A US defense official told CNN that Turkey informed Washington that it had shot down a Russian military aircraft near the Syrian border after an airspace violation. US forces were not involved in the incident, the official added.
 
Syria has been embroiled for more than four years in a brutal civil war that has killed hundreds thousands of people, sent millions fleeing and laid waste to entire cities.
 
Turkey vehemently opposes the Syrian regime of Bashar al-Assad. Russia is propping up the Assad regime.
 
Skirmishes between Turks and Syrians have taken place in the past, with Turkish officials accusing Syrian planes of violating Turkish air space.
 
"The moment of the plane falling into Bayirbucak region across from Hatay's Yayladagi was captured on camera," the Anadolu Agency reported. "The pilot's evacuation via parachute was also captured. Heavy smoke has been seen in the area where the plane fell."
 
Sajjan Gohel, international security director for the Asia-Pacific Foundation, a think tank, described the downing of the plane as "a very significant escalation."
 
"It's very much the last thing that's needed right now, especially in the aftermath of the Paris attacks, when there was hope that Russia could form an alliance with France and with the United States against ISIS," Gohel said. "This is going to complicate things. This is going to add unnecessary tensions that really weren't required at this critical juncture."
 
He said the downing of the Russian plane would hamper efforts to form a united front against the terrorist group ISIS.
 
"This is a situation that unfortunately was almost inevitable at some point, because Turkey has long been accusing Russia of interfering in their airspace," Gohel said. "They've threatened them in the past. And even though economic relations between the two countries are strong — politically, there have been tensions recently."
 
NATO 'in contact with Turkish authorities'
 
Turkey is a member of the NATO military alliance, which views an attack on one member as an attack on all.
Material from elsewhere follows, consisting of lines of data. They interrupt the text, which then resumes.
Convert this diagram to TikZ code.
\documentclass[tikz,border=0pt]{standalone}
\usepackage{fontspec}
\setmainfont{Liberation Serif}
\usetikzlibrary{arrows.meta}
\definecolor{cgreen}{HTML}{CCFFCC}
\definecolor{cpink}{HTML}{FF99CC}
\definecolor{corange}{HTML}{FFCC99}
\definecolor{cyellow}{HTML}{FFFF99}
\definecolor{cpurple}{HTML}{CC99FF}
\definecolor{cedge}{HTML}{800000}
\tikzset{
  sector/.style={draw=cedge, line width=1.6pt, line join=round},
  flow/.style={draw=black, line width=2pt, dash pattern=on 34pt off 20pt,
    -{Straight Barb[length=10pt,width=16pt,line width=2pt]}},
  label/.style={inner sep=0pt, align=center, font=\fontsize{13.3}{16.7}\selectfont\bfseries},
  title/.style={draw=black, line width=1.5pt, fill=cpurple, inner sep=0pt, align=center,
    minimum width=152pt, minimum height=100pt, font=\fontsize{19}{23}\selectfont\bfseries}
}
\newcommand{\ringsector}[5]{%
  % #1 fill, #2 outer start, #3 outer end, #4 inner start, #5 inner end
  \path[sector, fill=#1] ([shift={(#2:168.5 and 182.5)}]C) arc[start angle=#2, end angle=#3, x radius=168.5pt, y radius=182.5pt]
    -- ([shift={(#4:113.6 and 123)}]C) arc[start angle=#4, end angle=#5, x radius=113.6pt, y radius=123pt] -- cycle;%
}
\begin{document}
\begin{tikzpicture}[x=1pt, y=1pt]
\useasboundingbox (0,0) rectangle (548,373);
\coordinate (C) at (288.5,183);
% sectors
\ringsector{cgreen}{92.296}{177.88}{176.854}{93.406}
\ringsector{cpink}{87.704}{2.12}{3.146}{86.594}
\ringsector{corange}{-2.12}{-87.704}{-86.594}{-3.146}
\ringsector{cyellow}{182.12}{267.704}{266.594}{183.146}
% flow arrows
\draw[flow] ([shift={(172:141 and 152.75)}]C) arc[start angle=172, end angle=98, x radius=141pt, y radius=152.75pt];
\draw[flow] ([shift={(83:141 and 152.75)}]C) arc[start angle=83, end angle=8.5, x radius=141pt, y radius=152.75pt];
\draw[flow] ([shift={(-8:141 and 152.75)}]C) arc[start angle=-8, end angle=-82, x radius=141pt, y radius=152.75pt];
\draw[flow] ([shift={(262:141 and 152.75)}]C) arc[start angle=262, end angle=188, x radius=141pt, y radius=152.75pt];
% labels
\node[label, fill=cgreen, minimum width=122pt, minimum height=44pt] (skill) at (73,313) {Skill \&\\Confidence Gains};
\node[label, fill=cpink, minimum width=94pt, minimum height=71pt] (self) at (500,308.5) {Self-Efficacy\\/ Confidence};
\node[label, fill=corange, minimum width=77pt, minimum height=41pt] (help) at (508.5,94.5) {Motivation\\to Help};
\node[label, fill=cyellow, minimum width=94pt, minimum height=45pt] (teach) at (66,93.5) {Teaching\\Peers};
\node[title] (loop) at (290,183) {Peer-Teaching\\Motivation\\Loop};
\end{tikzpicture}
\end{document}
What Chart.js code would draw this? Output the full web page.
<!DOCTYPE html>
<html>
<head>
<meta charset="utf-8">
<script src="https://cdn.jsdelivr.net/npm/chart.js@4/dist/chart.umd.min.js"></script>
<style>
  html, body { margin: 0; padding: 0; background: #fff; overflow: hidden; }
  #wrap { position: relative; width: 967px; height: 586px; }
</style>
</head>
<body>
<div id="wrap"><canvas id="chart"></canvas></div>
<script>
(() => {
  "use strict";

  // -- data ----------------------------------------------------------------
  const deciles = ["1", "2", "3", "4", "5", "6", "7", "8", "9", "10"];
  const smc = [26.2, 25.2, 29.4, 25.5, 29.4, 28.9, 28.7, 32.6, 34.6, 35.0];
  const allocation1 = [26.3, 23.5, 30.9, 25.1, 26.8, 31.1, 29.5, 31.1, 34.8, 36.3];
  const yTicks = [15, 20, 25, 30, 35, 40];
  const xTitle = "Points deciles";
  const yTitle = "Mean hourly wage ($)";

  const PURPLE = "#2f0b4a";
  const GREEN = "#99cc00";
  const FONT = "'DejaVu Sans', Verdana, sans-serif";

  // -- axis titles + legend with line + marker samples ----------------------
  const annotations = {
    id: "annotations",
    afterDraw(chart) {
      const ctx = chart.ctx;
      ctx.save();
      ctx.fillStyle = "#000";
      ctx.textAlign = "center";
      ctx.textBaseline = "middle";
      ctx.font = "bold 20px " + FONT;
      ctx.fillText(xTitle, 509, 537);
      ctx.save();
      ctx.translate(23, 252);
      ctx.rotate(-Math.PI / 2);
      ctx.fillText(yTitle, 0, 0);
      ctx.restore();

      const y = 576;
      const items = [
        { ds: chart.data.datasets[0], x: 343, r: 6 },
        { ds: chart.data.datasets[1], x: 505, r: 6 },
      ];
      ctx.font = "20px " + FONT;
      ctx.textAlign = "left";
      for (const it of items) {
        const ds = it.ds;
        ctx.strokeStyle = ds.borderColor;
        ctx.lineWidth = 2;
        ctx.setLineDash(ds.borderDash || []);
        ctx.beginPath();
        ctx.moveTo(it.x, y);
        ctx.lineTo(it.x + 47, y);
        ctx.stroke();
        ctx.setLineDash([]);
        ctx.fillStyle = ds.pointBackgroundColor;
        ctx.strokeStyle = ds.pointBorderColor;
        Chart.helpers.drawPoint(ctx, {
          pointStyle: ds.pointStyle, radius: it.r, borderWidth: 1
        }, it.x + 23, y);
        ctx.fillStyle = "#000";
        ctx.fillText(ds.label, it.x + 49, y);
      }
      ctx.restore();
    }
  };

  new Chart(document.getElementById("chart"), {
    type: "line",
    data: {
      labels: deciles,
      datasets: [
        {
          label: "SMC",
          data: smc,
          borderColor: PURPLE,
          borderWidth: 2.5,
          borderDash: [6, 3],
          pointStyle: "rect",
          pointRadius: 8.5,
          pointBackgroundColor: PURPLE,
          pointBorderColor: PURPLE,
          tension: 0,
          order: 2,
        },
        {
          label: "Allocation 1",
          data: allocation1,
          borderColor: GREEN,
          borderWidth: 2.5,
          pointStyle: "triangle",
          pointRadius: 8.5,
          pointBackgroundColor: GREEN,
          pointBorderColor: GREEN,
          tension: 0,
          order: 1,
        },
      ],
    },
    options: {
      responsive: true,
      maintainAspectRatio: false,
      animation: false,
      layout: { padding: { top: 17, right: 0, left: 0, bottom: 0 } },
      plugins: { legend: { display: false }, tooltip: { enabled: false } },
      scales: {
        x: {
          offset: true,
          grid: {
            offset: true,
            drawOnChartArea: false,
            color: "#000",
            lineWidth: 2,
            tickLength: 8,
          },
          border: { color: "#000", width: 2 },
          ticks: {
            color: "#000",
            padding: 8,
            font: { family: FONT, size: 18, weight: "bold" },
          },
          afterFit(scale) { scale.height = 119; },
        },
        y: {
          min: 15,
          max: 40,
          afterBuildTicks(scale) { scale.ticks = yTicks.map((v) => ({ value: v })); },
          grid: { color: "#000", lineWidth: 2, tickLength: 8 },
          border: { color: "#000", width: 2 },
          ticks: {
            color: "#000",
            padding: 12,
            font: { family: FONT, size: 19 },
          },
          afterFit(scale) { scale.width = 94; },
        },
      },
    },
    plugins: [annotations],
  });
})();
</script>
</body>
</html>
A NATO official told CNN that NATO was monitoring the events closely.
 
"We are in contact with Turkish authorities and will have to wait to see how it develops," the official said.
 
The official noted that "when Russian jets violated Turkish airspace a few weeks ago, the Council did meet in an extraordinary session, which resulted in a condemnation of the incursion."
 
The official would not comment on whether the alliance was in contact with Russian authorities over the incident.
 
A massive proxy war
 
Syria's internal conflict has become a massive proxy war for numerous international powers, both in the region and outside it — a situation that has added to the perception that incidents such as Tuesday's plane downing were inevitable.
 
Currently, the United States, Russia, France, the Gulf states, Turkey, Israel, Iran, Jordan and the Hezbollah are involved in one way or another in military activity in Syria.
 
"Russia has a slight get-out-of-jail-for-free card, in that it hasn't lost any actual lives here, but it is insisting that its plane didn't cross into Turkish airspace," said CNN's Nick Paton Walsh
 
"They have tried in the past to have meetings in Ankara and Istanbul between Turkish and Russian officials to make sure misunderstandings didn't happen, and it's clearly failed," Walsh said.
 
This incident has the potential to be extraordinarily damaging, but Russia is unlikely to want to start a major conflict with Turkey, a NATO member, over an incident like this that could technically be blamed on this jet straying, according to Turkish officials, into the wrong territory, Walsh said.
 
Turkey shot down Syrian fighter previously
 
In March 2014, Turkey shot down a Syrian fighter jet after the warplane strayed into its airspace, according to then-Prime Minister Recep Tayyip Erdogan. Erdogan is now the country's president.
 
"Our F-16s went up in the air and shot that plane down. Why? Because if you violate my airspace, then from now on, our slap will be hard," Erdogan told supporters at a campaign rally in 2014.
 
But state-run media in Syria called it an act of "blatant aggression" and said the downed plane was over northern Syria at the time.